Who rounded up all these poor people and marched them off to these horrible places? How many thousands of guards, cattle cars, and German shepherds were required to keep the hundreds of thousands of doomed coal workers moving toward their hellish fate?
when unions had a purpose.
If I had to choose between a “coal town” and government housing project (Cabrini Green anyone?) I would choose the coal town any day.
My uncle Frank lived in Dehue, WV, I think Youngstown Mining Co., for over 55 years. He is in the coal miners hall of fame, having worked 48 years. Most of it outside the entrance in charge of equipment.
My grandfather was one of about 100 Italians who came to Logan Co to work the mines. He was in the battle of Blair Mountain. Blair Mt. is slated for mining the top and leveling it off. This is a sacred place to most coal miners and in Logan Co. It is the scene of the most deaths in civilian actions in the US, like labor incidents.
Sheriff Chaffin was in the pocket of the mining companies and was given part ownership of a mine when he retired. He led the battle against the union. (see the movie Matewan) Also, he may have killed my grandfather in a separate incident. They threw him in the Guyandotte River and the deputies shot at him.
When I was a kid in the 50’s my aunt worked at the company store in Dehue. My grandfather and father had left the mines and opened a grocery store. We delivered groceries up Hwy 10 from Logan through Dehue and Man. My dad would buy me a cherry coke at the company store in Dehue.
My uncle ran the cable TV system after he retired. He made a lot of money setting up service via his phone.
During the depression, my grandfather had vegetables, pigs, chickens and a cow behind the house in Dehue. They didn’t have problem getting food. They still had the same set up in the 0’s taken care of by my uncle.
I went to see my uncle during a strike in the 90s. When you turned off HWY 10 and turned into Dehue, there were men with shotguns blocking the road. My mom had let me use er car and it had a yellow ribbon on the antenna signifying support of the strike. They asked me what I wanted and I said I’m here to see my uncle Frank. The guy shouted, “Let him in, he’s one of Frank’s boys.”
Recently, the company pulled out and all of the houses were destroyed. They had let the folks buy them for a few hundred dollars in the 90s.
I miss those days, but I never once regreted when our family moved to Cal and I didn’t need to work in the mines for a job.

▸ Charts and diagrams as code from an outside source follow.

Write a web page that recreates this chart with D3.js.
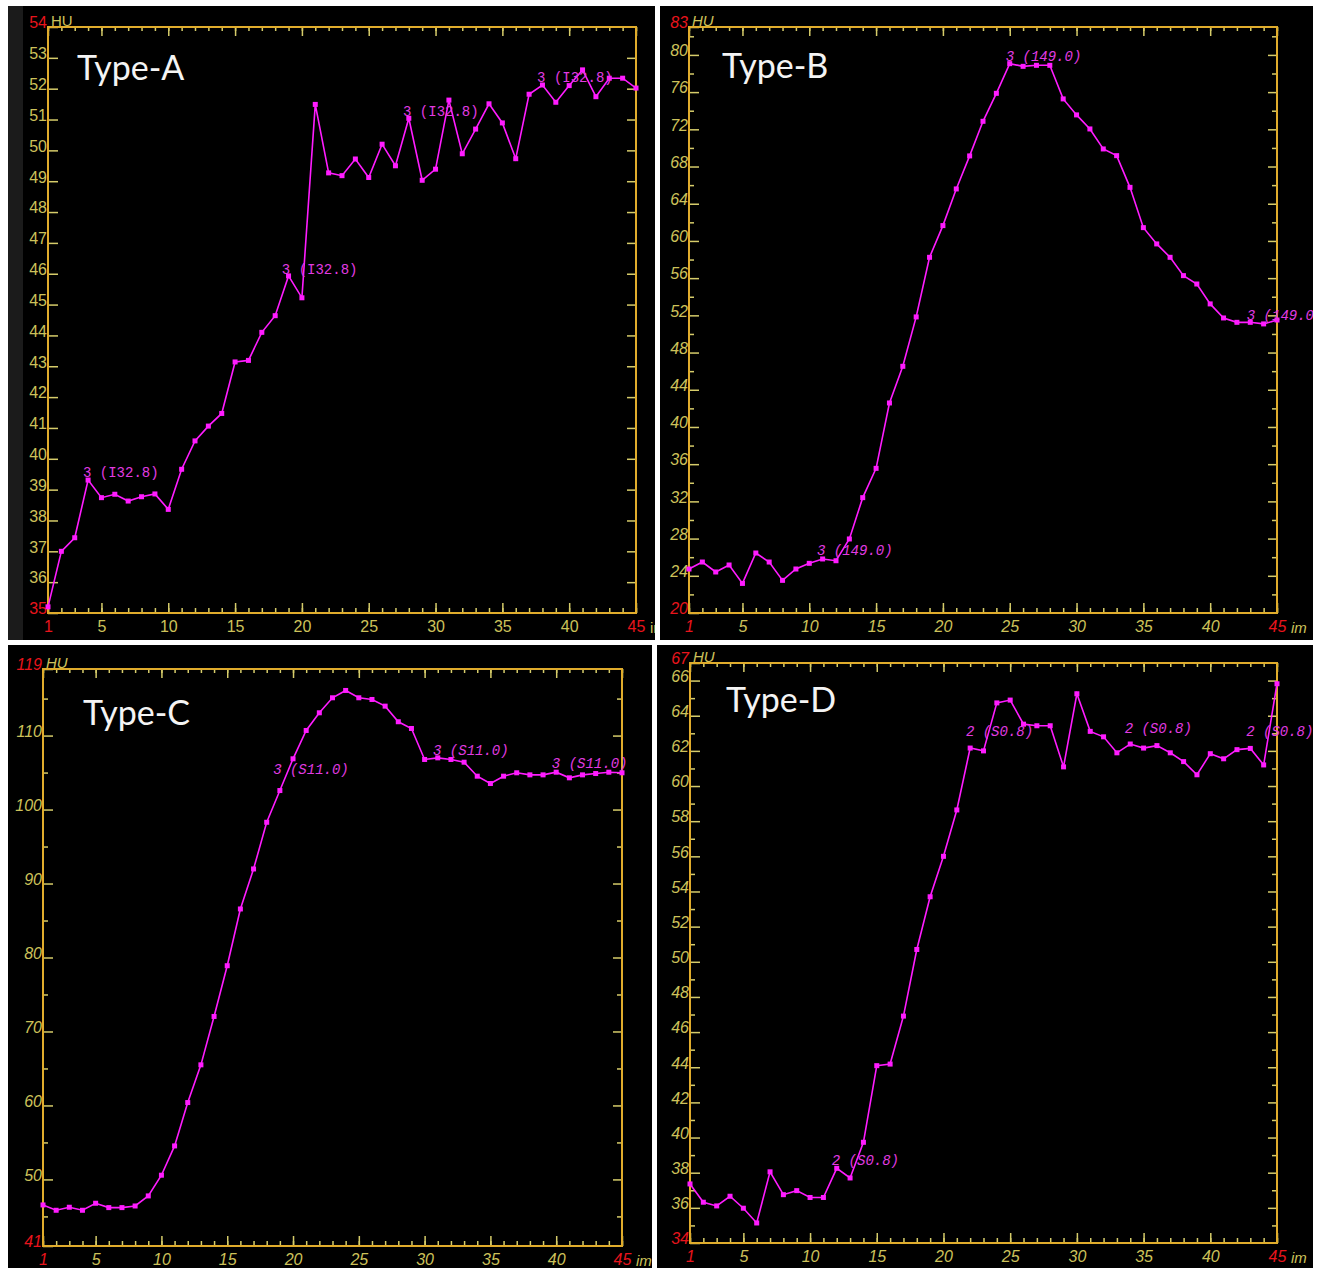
<!DOCTYPE html>
<html>
<head>
<meta charset="utf-8">
<script src="https://cdn.jsdelivr.net/npm/d3@7"></script>
<style>
  body { margin: 0; background: #fff; }
  svg { display: block; }
</style>
</head>
<body>
<div id="chart"></div>
<script>
// image index (x) shared by all four curves
const frames = [1, 2, 3, 4, 5, 6, 7, 8, 9, 10, 11, 12, 13, 14, 15, 16, 17, 18, 19, 20,
  21, 22, 23, 24, 25, 26, 27, 28, 29, 30, 31, 32, 33, 34, 35, 36, 37, 38, 39, 40, 41, 42, 43, 44, 45];
const xLabels = [1, 5, 10, 15, 20, 25, 30, 35, 40, 45];

// HU values
const typeA = [35.2, 37.0, 37.44, 39.31, 38.74, 38.85, 38.63, 38.77, 38.86, 38.36,
  39.66, 40.58, 41.06, 41.47, 43.14, 43.19, 44.10, 44.64, 45.93, 45.22,
  51.49, 49.27, 49.18, 49.72, 49.12, 50.20, 49.50, 51.04, 49.03, 49.39,
  51.63, 49.89, 50.69, 51.51, 50.89, 49.73, 51.82, 52.12, 51.56, 52.10,
  52.61, 51.74, 52.34, 52.34, 52.02];
const typeB = [24.73, 25.48, 24.41, 25.16, 23.18, 26.45, 25.48, 23.51, 24.73, 25.34,
  25.81, 25.62, 27.96, 32.40, 35.55, 42.58, 46.52, 51.83, 58.24, 61.65,
  65.59, 69.14, 72.86, 75.87, 79.06, 78.77, 78.88, 78.88, 75.27, 73.55,
  72.04, 69.89, 69.17, 65.76, 61.43, 59.68, 58.24, 56.27, 55.37, 53.23,
  51.72, 51.25, 51.25, 51.08, 51.5];
const typeC = [46.55, 45.83, 46.24, 45.83, 46.78, 46.19, 46.19, 46.41, 47.77, 50.57,
  54.53, 60.39, 65.49, 72.03, 78.89, 86.56, 91.97, 98.28, 102.57, 106.86,
  110.69, 113.08, 115.11, 116.10, 115.11, 114.88, 113.98, 111.87, 110.96, 106.77,
  106.99, 106.77, 106.40, 104.51, 103.52, 104.51, 104.97, 104.69, 104.69, 105.05,
  104.29, 104.69, 104.87, 105.05, 104.97];
const typeD = [37.36, 36.32, 36.11, 36.66, 35.98, 35.14, 38.05, 36.75, 36.98, 36.59,
  36.59, 38.25, 37.70, 39.73, 44.09, 44.18, 46.91, 50.70, 53.70, 56.0,
  58.64, 62.16, 62.0, 64.73, 64.89, 63.52, 63.43, 63.43, 61.09, 65.25,
  63.11, 62.80, 61.89, 62.39, 62.16, 62.30, 61.89, 61.39, 60.64, 61.84,
  61.55, 62.07, 62.14, 61.20, 65.82];

// y tick labels (min and max are drawn in red)
const yLabelsA = [35, 36, 37, 38, 39, 40, 41, 42, 43, 44, 45, 46, 47, 48, 49, 50, 51, 52, 53, 54];
const yMinorA = [];
const yLabelsB = [20, 24, 28, 32, 36, 40, 44, 48, 52, 56, 60, 64, 68, 72, 76, 80, 83];
const yMinorB = [22, 26, 30, 34, 38, 42, 46, 50, 54, 58, 62, 66, 70, 74, 78, 82];
const yLabelsC = [41, 50, 60, 70, 80, 90, 100, 110, 119];
const yMinorC = [45, 55, 65, 75, 85, 95, 105, 115];
const yLabelsD = [34, 36, 38, 40, 42, 44, 46, 48, 50, 52, 54, 56, 58, 60, 62, 64, 66, 67];
const yMinorD = [35, 37, 39, 41, 43, 45, 47, 49, 51, 53, 55, 57, 59, 61, 63, 65];

// ROI annotations: [image index, HU] of the text anchor
const notesA = [[3.62, 39.41], [18.5, 45.99], [27.57, 51.12], [37.6, 52.22]];
const notesB = [[10.58, 26.27], [24.7, 79.31], [42.74, 51.54]];
const notesC = [[18.49, 104.87], [30.64, 107.44], [39.67, 105.68]];
const notesD = [[11.63, 38.43], [21.68, 62.84], [33.58, 63.0], [42.69, 62.84]];

const panels = [
  { title: 'Type-A', values: typeA, yLabels: yLabelsA, yMinor: yMinorA, notes: notesA, note: '3 (I32.8)',
    italic: false, bg: [8, 6, 647, 634], plot: [48, 27, 636, 613], titlePos: [77, 80], strip: true },
  { title: 'Type-B', values: typeB, yLabels: yLabelsB, yMinor: yMinorB, notes: notesB, note: '3 (149.0)',
    italic: true, bg: [660, 6, 653, 634], plot: [689, 27, 1277, 613], titlePos: [722, 78] },
  { title: 'Type-C', values: typeC, yLabels: yLabelsC, yMinor: yMinorC, notes: notesC, note: '3 (S11.0)',
    italic: true, bg: [8, 645, 644, 623], plot: [43, 669, 622, 1246], titlePos: [83, 725] },
  { title: 'Type-D', values: typeD, yLabels: yLabelsD, yMinor: yMinorD, notes: notesD, note: '2 (S0.8)',
    italic: true, bg: [657, 645, 656, 623], plot: [690, 663, 1277, 1243], titlePos: [726, 712] }
];

const RED = '#e8141c';
const LABEL = '#cdc25a';
const TICK = '#d6cc6a';
const FRAME = '#e0ac2c';
const MAGENTA = '#ff1cff';

const svg = d3.select('#chart').append('svg')
  .attr('width', 1317)
  .attr('height', 1271);

panels.forEach((p, i) => drawPanel(p, i));

function styleAxis (ax, p, isEnd) {
  ax.select('.domain').remove();
  ax.selectAll('.tick line').attr('stroke', TICK).attr('stroke-width', 1.5);
  ax.selectAll('.tick text')
    .attr('fill', (d) => isEnd(d) ? RED : LABEL)
    .style('font-family', '"Liberation Sans", Arial, sans-serif')
    .style('font-size', '16px')
    .style('font-style', p.italic ? 'italic' : 'normal');
}

function drawPanel (p, i) {
  const [bx, by, bw, bh] = p.bg;
  const [left, top, right, bottom] = p.plot;
  const yMin = p.yLabels[0];
  const yMax = p.yLabels[p.yLabels.length - 1];

  svg.append('clipPath').attr('id', 'clip' + i)
    .append('rect').attr('x', bx).attr('y', by).attr('width', bw).attr('height', bh);
  const g = svg.append('g').attr('clip-path', `url(#clip${i})`);

  g.append('rect').attr('x', bx).attr('y', by).attr('width', bw).attr('height', bh).attr('fill', '#000');
  if (p.strip) {
    g.append('rect').attr('x', bx).attr('y', by).attr('width', 15).attr('height', bh).attr('fill', '#1b1b1b');
  }

  const x = d3.scaleLinear().domain([1, 45]).range([left, right]);
  const y = d3.scaleLinear().domain([yMin, yMax]).range([bottom, top]);
  const noLabel = () => false;

  // bottom axis
  g.append('g').attr('transform', `translate(0,${bottom})`)
    .call(d3.axisBottom(x).tickValues(frames).tickSize(-5).tickFormat(''))
    .call((ax) => styleAxis(ax, p, noLabel));
  g.append('g').attr('transform', `translate(0,${bottom})`)
    .call(d3.axisBottom(x).tickValues(xLabels).tickSize(-10).tickPadding(8).tickFormat(d3.format('d')))
    .call((ax) => styleAxis(ax, p, (d) => d === 1 || d === 45));

  // top axis
  g.append('g').attr('transform', `translate(0,${top})`)
    .call(d3.axisTop(x).tickValues(frames).tickSize(-4).tickFormat(''))
    .call((ax) => styleAxis(ax, p, noLabel));
  g.append('g').attr('transform', `translate(0,${top})`)
    .call(d3.axisTop(x).tickValues(xLabels).tickSize(-9).tickFormat(''))
    .call((ax) => styleAxis(ax, p, noLabel));

  // left axis
  g.append('g').attr('transform', `translate(${left},0)`)
    .call(d3.axisLeft(y).tickValues(p.yMinor).tickSize(-5).tickFormat(''))
    .call((ax) => styleAxis(ax, p, noLabel));
  g.append('g').attr('transform', `translate(${left},0)`)
    .call(d3.axisLeft(y).tickValues(p.yLabels).tickSize(-10).tickPadding(1).tickFormat(d3.format('d')))
    .call((ax) => styleAxis(ax, p, (d) => d === yMin || d === yMax))
    .call((ax) => ax.selectAll('.tick text').attr('dy', '0.05em'));

  // right axis
  g.append('g').attr('transform', `translate(${right},0)`)
    .call(d3.axisRight(y).tickValues(p.yMinor).tickSize(-5).tickFormat(''))
    .call((ax) => styleAxis(ax, p, noLabel));
  g.append('g').attr('transform', `translate(${right},0)`)
    .call(d3.axisRight(y).tickValues(p.yLabels.slice(1, -1)).tickSize(-9).tickFormat(''))
    .call((ax) => styleAxis(ax, p, noLabel));

  g.append('rect')
    .attr('x', left).attr('y', top)
    .attr('width', right - left).attr('height', bottom - top)
    .attr('fill', 'none')
    .attr('stroke', FRAME)
    .attr('stroke-width', 2);

  const unitFont = (sel) => sel
    .attr('fill', LABEL)
    .style('font-family', '"Liberation Sans", Arial, sans-serif')
    .style('font-size', '15px')
    .style('font-style', p.italic ? 'italic' : 'normal');

  g.append('text').attr('x', left + 3).attr('y', top - 1).text('HU').call(unitFont);
  g.append('text').attr('x', right + 14).attr('y', bottom + 20).text('im').call(unitFont);

  // curve
  const line = d3.line()
    .x((d, j) => x(frames[j]))
    .y((d) => y(d));

  g.append('path')
    .datum(p.values)
    .attr('d', line)
    .attr('fill', 'none')
    .attr('stroke', MAGENTA)
    .attr('stroke-width', 1.6);

  g.selectAll('rect.pt')
    .data(p.values)
    .enter().append('rect')
    .attr('class', 'pt')
    .attr('x', (d, j) => x(frames[j]) - 2.5)
    .attr('y', (d) => y(d) - 2.5)
    .attr('width', 5)
    .attr('height', 5)
    .attr('fill', MAGENTA);

  g.selectAll('text.note')
    .data(p.notes)
    .enter().append('text')
    .attr('class', 'note')
    .attr('x', (d) => x(d[0]))
    .attr('y', (d) => y(d[1]))
    .attr('fill', '#e23be2')
    .style('font-family', '"Liberation Mono", "DejaVu Sans Mono", monospace')
    .style('font-size', '14px')
    .style('font-style', p.italic ? 'italic' : 'normal')
    .text(p.note);

  g.append('text')
    .attr('x', p.titlePos[0])
    .attr('y', p.titlePos[1])
    .attr('fill', '#f4f4f4')
    .style('font-family', 'Lato, "Open Sans", sans-serif')
    .style('font-size', '34px')
    .text(p.title);
}
</script>
</body>
</html>
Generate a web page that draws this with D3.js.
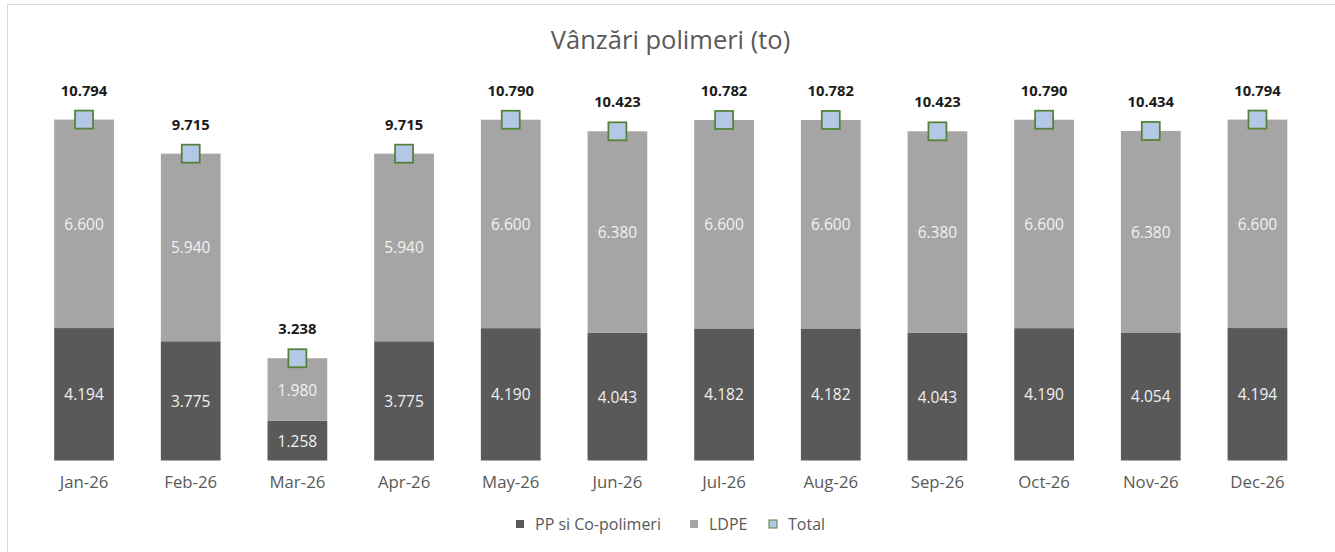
<!DOCTYPE html>
<html>
<head>
<meta charset="utf-8">
<script src="https://cdn.jsdelivr.net/npm/d3@7"></script>
<style>
  html, body { margin: 0; padding: 0; background: #fff; }
  svg { display: block; font-family: "Open Sans", "Noto Sans", sans-serif; }
</style>
</head>
<body>
<svg id="chart" width="1335" height="552"></svg>
<script>
const categories = ["Jan-26","Feb-26","Mar-26","Apr-26","May-26","Jun-26","Jul-26","Aug-26","Sep-26","Oct-26","Nov-26","Dec-26"];
const ppValues   = [4194, 3775, 1258, 3775, 4190, 4043, 4182, 4182, 4043, 4190, 4054, 4194];
const ldpeValues = [6600, 5940, 1980, 5940, 6600, 6380, 6600, 6600, 6380, 6600, 6380, 6600];
const totalValues = [10794, 9715, 3238, 9715, 10790, 10423, 10782, 10782, 10423, 10790, 10434, 10794];
const seriesNames = ["PP si Co-polimeri", "LDPE", "Total"];
const titleText = "Vânzări polimeri (to)";
const yMax = 12000;

const W = 1335, H = 552;
const svg = d3.select("#chart");
const fmt = d3.formatLocale({decimal: ",", thousands: ".", grouping: [3], currency: ["", ""]}).format(",d");

// chart border
svg.append("rect").attr("x", 7.5).attr("y", 4.5).attr("width", W + 10).attr("height", H + 10)
  .attr("fill", "#fff").attr("stroke", "#d9d9d9").attr("stroke-width", 1);

const x = d3.scaleBand().domain(categories).range([30.7, 1310.8]).paddingInner(0.44).paddingOuter(0.22);
const y = d3.scaleLinear().domain([0, yMax]).range([460.5, 81.5]);

const rows = categories.map((c, i) => ({cat: c, pp: ppValues[i], ldpe: ldpeValues[i], total: totalValues[i]}));
const stack = d3.stack().keys(["pp", "ldpe"])(rows);
const colors = {pp: "#595959", ldpe: "#a5a5a5"};

// title
svg.append("text").attr("x", 670.5).attr("y", 39).attr("text-anchor", "middle")
  .attr("dominant-baseline", "central").attr("fill", "#595959")
  .style("font-size", "25.5px").text(titleText);

// bars
const g = svg.append("g");
stack.forEach(layer => {
  g.append("g").selectAll("rect").data(layer).join("rect")
    .attr("x", d => x(d.data.cat))
    .attr("width", x.bandwidth())
    .attr("y", d => y(d[1]))
    .attr("height", d => y(d[0]) - y(d[1]))
    .attr("fill", colors[layer.key]);
  g.append("g").selectAll("text").data(layer).join("text")
    .attr("x", d => x(d.data.cat) + x.bandwidth() / 2)
    .attr("y", d => (y(d[0]) + y(d[1])) / 2)
    .attr("text-anchor", "middle").attr("dominant-baseline", "central")
    .attr("fill", "#f2f2f2").style("font-size", "15.5px")
    .text(d => fmt(d[1] - d[0]));
});

// total markers
const tot = svg.append("g");
tot.selectAll("rect").data(rows).join("rect")
  .attr("x", d => x(d.cat) + x.bandwidth() / 2 - 9)
  .attr("y", d => y(d.total) - 9)
  .attr("width", 18).attr("height", 18)
  .attr("fill", "#b4c7e7").attr("stroke", "#548235").attr("stroke-width", 1.75);
tot.selectAll("text").data(rows).join("text")
  .attr("x", d => x(d.cat) + x.bandwidth() / 2)
  .attr("y", d => y(d.total) - 30)
  .attr("text-anchor", "middle").attr("dominant-baseline", "central")
  .attr("fill", "#1a1a1a").style("font-size", "14.8px").style("font-weight", "bold")
  .text(d => fmt(d.total));

// x axis
const xAxis = svg.append("g").attr("transform", "translate(0,460.5)")
  .call(d3.axisBottom(x).tickSize(0).tickPadding(16));
xAxis.select(".domain").remove();
xAxis.selectAll("text").attr("fill", "#595959").style("font-size", "16.8px")
  .style("font-family", "'Open Sans', sans-serif");

// legend
const legendItems = [
  {name: seriesNames[0], fill: "#595959", stroke: "none", x: 516},
  {name: seriesNames[1], fill: "#a5a5a5", stroke: "none", x: 690},
  {name: seriesNames[2], fill: "#b4c7e7", stroke: "#548235", x: 769}
];
const lg = svg.append("g");
legendItems.forEach(it => {
  lg.append("rect").attr("x", it.x).attr("y", 520).attr("width", 8).attr("height", 8)
    .attr("fill", it.fill).attr("stroke", it.stroke).attr("stroke-width", 1);
  lg.append("text").attr("x", it.x + 19).attr("y", 524).attr("dominant-baseline", "central")
    .attr("fill", "#595959").style("font-size", "16px").text(it.name);
});
</script>
</body>
</html>
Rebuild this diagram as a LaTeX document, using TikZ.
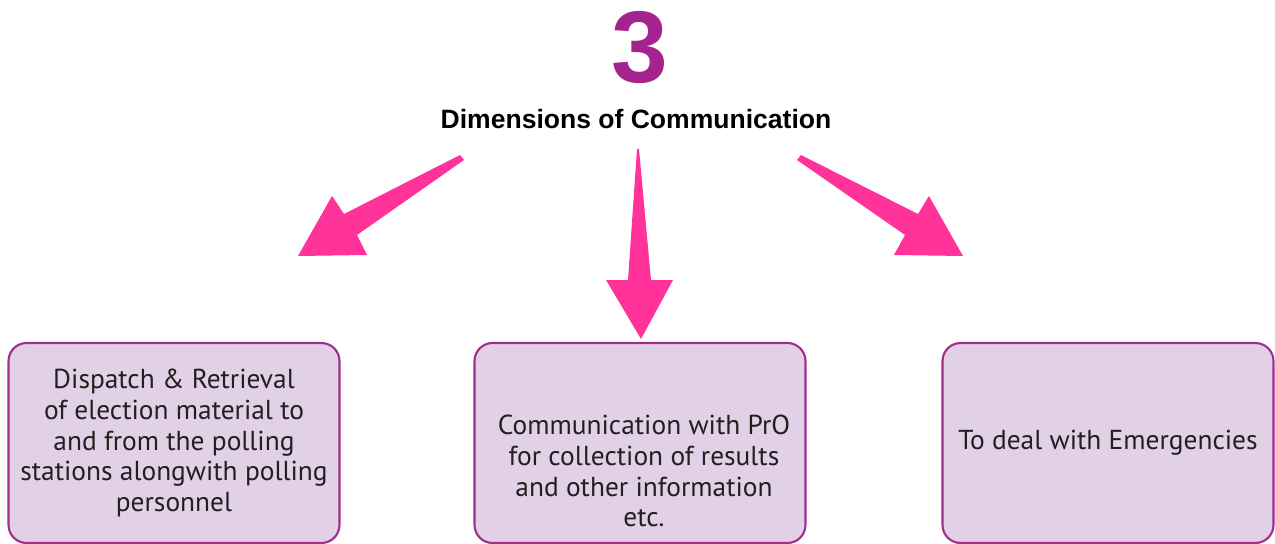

In many cases like these, the two institutions were basically one and the same.
Coal mining today has changed a LOT from the old days. In 2013, coal mining is highly mechanized and require a very different set of skills than in the past—as a result, there are a lot less people working the mines extracting out the same amount of coal. Also, coal mining in Appalachia has dropped because EPA rules require cleaning burning coal, and the low-sulfur coal from the Powder River Basin of Wyoming and Montana are surface-mined all by heavy machines.
1. The coal miners were paid in script redeamable only at the company store. They had to buy all their mining supplies (picks, carbide, lights, etc) from the company store at inflated prices. The also developed black lung, which killed them.
2. This is why we have the United Mine Workers union.
A slice of Americana right here on this FR thread! Informative and quite riveting.
Leni
My Great Grandpa, Lars Gustav (known as LG)Johnson worked in a Penna. coal mine. He came from Sweden about 1880 and did lumber for a while. My Grandpa Albert was born in PA but they were able to move to Schenectady NY where GE was hiring. Three generations worked for GE there and lived in the same house from which they walked to work.
My $00.02!
My Maternal Great GrandFather and Kin worked the mines in Johnstown, Pennsylvania. As did my Paternal Great Grandfather and his Kin in Alabama(Jefferson and Walker Counties).